The primary organ for detoxification is the liver. The liver serves many functions in the body, such as producing bile, which helps with digestion. One of its essential roles is to process, store, and eliminate millions of diverse compounds including nutrients, chemicals and medications, and toxins. The herbal products milk thistle and dandelion root have been used to clean and strengthen the liver.

Milk thistle contains a mixture of compounds collectively known as silymarin, which may protect against liver toxicity. Studies have shown that milk thistle works to protect and unclog the liver by stimulating the flow of bile through the liver and gallbladder. Recent findings have yielded encouraging results that support long-term treatment using milk thistle for those with liver damage - especially if the damage is caused by alcohol.

Additionally, milk thistle may be taken as a preventative measure, particularly by those who have a known liver disease, have a family history of liver disease, or have a diet composed largely of processed foods.

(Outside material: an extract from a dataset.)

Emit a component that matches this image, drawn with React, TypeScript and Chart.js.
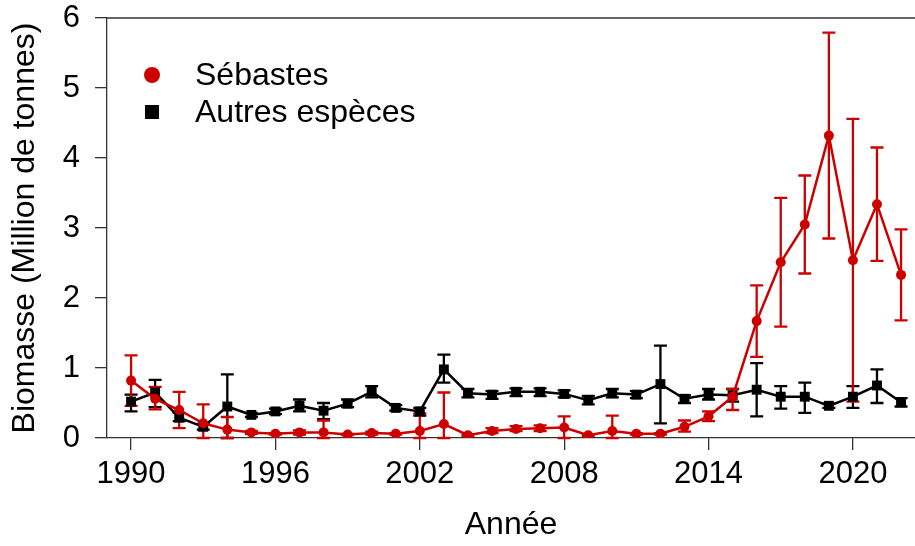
import React, { useEffect, useRef } from "react";
import { Chart, registerables } from "chart.js";

Chart.register(...registerables);

const years = [1990, 1991, 1992, 1993, 1994, 1995, 1996, 1997, 1998, 1999, 2000, 2001, 2002, 2003, 2004, 2005, 2006, 2007, 2008, 2009, 2010, 2011, 2012, 2013, 2014, 2015, 2016, 2017, 2018, 2019, 2020, 2021, 2022];

const sebastesMean = [0.82, 0.56, 0.40, 0.21, 0.12, 0.08, 0.06, 0.08, 0.08, 0.05, 0.07, 0.06, 0.10, 0.20, 0.04, 0.10, 0.13, 0.14, 0.15, 0.04, 0.10, 0.06, 0.06, 0.16, 0.31, 0.59, 1.67, 2.51, 3.05, 4.32, 2.54, 3.34, 2.33];
const sebastesLow = [0.46, 0.41, 0.14, 0.0, 0.0, 0.06, 0.05, 0.05, 0.0, 0.04, 0.05, 0.05, 0.0, 0.0, 0.03, 0.07, 0.10, 0.10, 0.0, 0.03, 0.0, 0.05, 0.05, 0.09, 0.24, 0.40, 1.16, 1.59, 2.35, 2.85, 0.52, 2.53, 1.68];
const sebastesHigh = [1.18, 0.73, 0.66, 0.48, 0.30, 0.10, 0.07, 0.11, 0.25, 0.06, 0.09, 0.07, 0.35, 0.65, 0.05, 0.14, 0.17, 0.18, 0.31, 0.05, 0.32, 0.07, 0.07, 0.25, 0.38, 0.70, 2.18, 3.43, 3.75, 5.79, 4.56, 4.15, 2.98];

const autresMean = [0.52, 0.65, 0.29, 0.16, 0.45, 0.33, 0.38, 0.46, 0.39, 0.49, 0.66, 0.43, 0.38, 0.98, 0.64, 0.62, 0.66, 0.66, 0.63, 0.54, 0.64, 0.62, 0.77, 0.56, 0.62, 0.61, 0.69, 0.59, 0.59, 0.46, 0.59, 0.75, 0.51];
const autresLow = [0.38, 0.44, 0.24, 0.12, 0.0, 0.30, 0.34, 0.38, 0.27, 0.44, 0.58, 0.39, 0.32, 0.79, 0.58, 0.56, 0.60, 0.60, 0.58, 0.48, 0.58, 0.57, 0.21, 0.50, 0.55, 0.52, 0.31, 0.42, 0.36, 0.43, 0.43, 0.50, 0.45];
const autresHigh = [0.62, 0.83, 0.36, 0.20, 0.91, 0.36, 0.42, 0.55, 0.50, 0.55, 0.74, 0.47, 0.43, 1.19, 0.70, 0.67, 0.71, 0.71, 0.68, 0.60, 0.70, 0.67, 1.32, 0.61, 0.70, 0.70, 1.07, 0.74, 0.79, 0.49, 0.74, 0.98, 0.57];

const xTicks = [1990, 1996, 2002, 2008, 2014, 2020];
const yTicks = [0, 1, 2, 3, 4, 5, 6];
const legendLabels = ["Sébastes", "Autres espèces"];
const xTitle = "Année";
const yTitle = "Biomasse (Million de tonnes)";

const RED = "#CD0000";
const BLACK = "#000000";
const AXIS = "#333333";
const FONT = "'Liberation Sans', Arial, sans-serif";

const errorBars = {
  id: "errorBars",
  beforeDatasetsDraw(chart: any) {
    const { ctx, chartArea, scales } = chart;
    const x = scales.x;
    const y = scales.y;
    const sets = [
      { low: autresLow, high: autresHigh, color: BLACK },
      { low: sebastesLow, high: sebastesHigh, color: RED },
    ];
    ctx.save();
    ctx.beginPath();
    ctx.rect(chartArea.left, chartArea.top - 2, chartArea.right - chartArea.left, chartArea.bottom - chartArea.top + 4);
    ctx.clip();
    for (const s of sets) {
      ctx.strokeStyle = s.color;
      ctx.lineWidth = 2.3;
      for (let i = 0; i < years.length; i++) {
        const px = x.getPixelForValue(years[i]);
        const yl = y.getPixelForValue(s.low[i]);
        const yh = y.getPixelForValue(s.high[i]);
        ctx.beginPath();
        ctx.moveTo(px, yl);
        ctx.lineTo(px, yh);
        ctx.moveTo(px - 6.5, yl);
        ctx.lineTo(px + 6.5, yl);
        ctx.moveTo(px - 6.5, yh);
        ctx.lineTo(px + 6.5, yh);
        ctx.stroke();
      }
    }
    ctx.restore();
  },
  afterDraw(chart: any) {
    const { ctx, chartArea } = chart;
    ctx.save();
    ctx.strokeStyle = AXIS;
    ctx.lineWidth = 1.3;
    ctx.beginPath();
    ctx.moveTo(chartArea.left, chartArea.top);
    ctx.lineTo(chartArea.right, chartArea.top);
    ctx.stroke();
    // legend
    ctx.fillStyle = RED;
    ctx.beginPath();
    ctx.arc(152, 75, 8, 0, Math.PI * 2);
    ctx.fill();
    ctx.fillStyle = BLACK;
    ctx.fillRect(145, 105, 14, 14);
    ctx.fillStyle = "#000";
    ctx.font = `32px ${FONT}`;
    ctx.textBaseline = "middle";
    ctx.textAlign = "left";
    ctx.fillText(legendLabels[0], 195, 76);
    ctx.fillText(legendLabels[1], 195, 113);
    ctx.restore();
  },
};

export default function App() {
  const ref = useRef<HTMLCanvasElement | null>(null);
  useEffect(() => {
    document.body.style.margin = "0";
    const canvas = ref.current!;
    const chart = new Chart(canvas, {
      type: "line",
      data: {
        datasets: [
          {
            label: legendLabels[0],
            data: years.map((yr, i) => ({ x: yr, y: sebastesMean[i] })),
            borderColor: RED,
            backgroundColor: RED,
            borderWidth: 2.5,
            pointStyle: "circle",
            pointRadius: 5,
            pointBorderWidth: 0,
            pointBackgroundColor: RED,
            tension: 0,
            order: 0,
          },
          {
            label: legendLabels[1],
            data: years.map((yr, i) => ({ x: yr, y: autresMean[i] })),
            borderColor: BLACK,
            backgroundColor: BLACK,
            borderWidth: 2.5,
            pointStyle: "rect",
            pointRadius: 7,
            pointBorderWidth: 0,
            pointBackgroundColor: BLACK,
            tension: 0,
            order: 1,
          },
        ],
      },
      options: {
        responsive: false,
        animation: false,
        layout: { autoPadding: false, padding: { top: 18, right: 0, left: 0, bottom: 0 } },
        plugins: { legend: { display: false }, tooltip: { enabled: false } },
        scales: {
          x: {
            type: "linear",
            min: 1989.0,
            max: 2022.58,
            afterBuildTicks: (s: any) => {
              s.ticks = xTicks.map((v) => ({ value: v }));
            },
            afterFit: (s: any) => {
              s.height = 108;
              s.paddingLeft = 0;
              s.paddingRight = 0;
            },
            grid: { drawOnChartArea: false, drawTicks: true, tickLength: 12, color: AXIS, lineWidth: 1.3 },
            border: { display: true, color: AXIS, width: 1.3 },
            ticks: {
              color: "#000",
              font: { family: FONT, size: 31, lineHeight: 1.0 },
              padding: 9,
              maxRotation: 0,
              autoSkip: false,
              callback: (v: any) => String(v),
            },
            title: {
              display: true,
              text: xTitle,
              color: "#000",
              font: { family: FONT, size: 32, lineHeight: 1.2 },
              padding: { top: 0, bottom: 2 },
            },
          },
          y: {
            type: "linear",
            min: 0,
            max: 6,
            afterBuildTicks: (s: any) => {
              s.ticks = yTicks.map((v) => ({ value: v }));
            },
            afterFit: (s: any) => {
              s.width = 107;
              s.paddingTop = 0;
              s.paddingBottom = 0;
            },
            grid: { drawOnChartArea: false, drawTicks: true, tickLength: 12, color: AXIS, lineWidth: 1.3 },
            border: { display: true, color: AXIS, width: 1.3 },
            ticks: {
              color: "#000",
              font: { family: FONT, size: 31, lineHeight: 1.0 },
              padding: 15,
              callback: (v: any) => String(v),
            },
            title: {
              display: true,
              text: yTitle,
              color: "#000",
              font: { family: FONT, size: 32, lineHeight: 1.2 },
              padding: { top: 6, bottom: 0 },
            },
          },
        },
      },
      plugins: [errorBars],
    });
    return () => chart.destroy();
  }, []);
  return (
    <div style={{ position: "absolute", left: 0, top: 0, width: 915, height: 546 }}>
      <canvas ref={ref} width={915} height={546} style={{ display: "block" }} />
    </div>
  );
}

Dandelion root has also been used to help remove waste from the liver and gallbladder. It has been used in many traditional medicinal systems, such as the Native American medicinal system. It may increase bile production and reduce cholesterol and uric acid levels in the blood. The leaves are a mild diuretic and also help to clean the kidneys.

For the kidneys

Maintaining excellent kidney health is also vital during any cleanse. Not only do the kidneys filter waste from the body, they also regulate blood pressure and monitor blood sugar levels.

Juniper berries may strengthen and detoxify the kidneys as well as the urinary tract. The diuretic action of juniper increases the filtration rate of the kidneys. However, long-term use is not recommended because it causes local irritation of the kidneys, and frequent use of juniper may be harmful and should be avoided by those suffering from kidney disease or diabetes, and also by pregnant mothers.

Another diuretic that people use to help with kidney function is nettle. By promoting frequent urination, nettle allows water to continuously flow through the kidneys and bladder - ensuring bacteria is flushed out and crystals do not form or develop into kidney stones. However, nettle is not recommended for use by people with chronic kidney disease.

For the colon

Toxins will also accumulate in the colon when undigested food matter ferments and interferes with nutrient absorption. These toxins can then enter the bloodstream, pollute the cells, and further prevent other waste matter from exiting the body.

One way to cleanse the colon is to use psyllium husks and seeds. They are full of fibre and act as a natural laxative. As an added bonus, the gel that forms when psyllium is taken with ample amounts of water actually attracts and absorbs toxins as it passes through the bowels on the way out of the body. Psyllium may also be useful in treating conditions from diarrhea to high cholesterol.

While the body does function to clean itself naturally, there are ways in which we can minimize the amount of buildup, including eating an organic, natural foods diet that includes fibres, vegetables, and fruits; getting regular exercise; and drinking plenty of water.

As a consumer, however, you should be aware that additional and more conclusive research is needed to better understand the exact therapeutic effects of certain herbs, the appropriate or optimal dosing, and the potential side effects.

Talk to your doctor or pharmacist before you begin any type of herbal detox or natural cleanse program.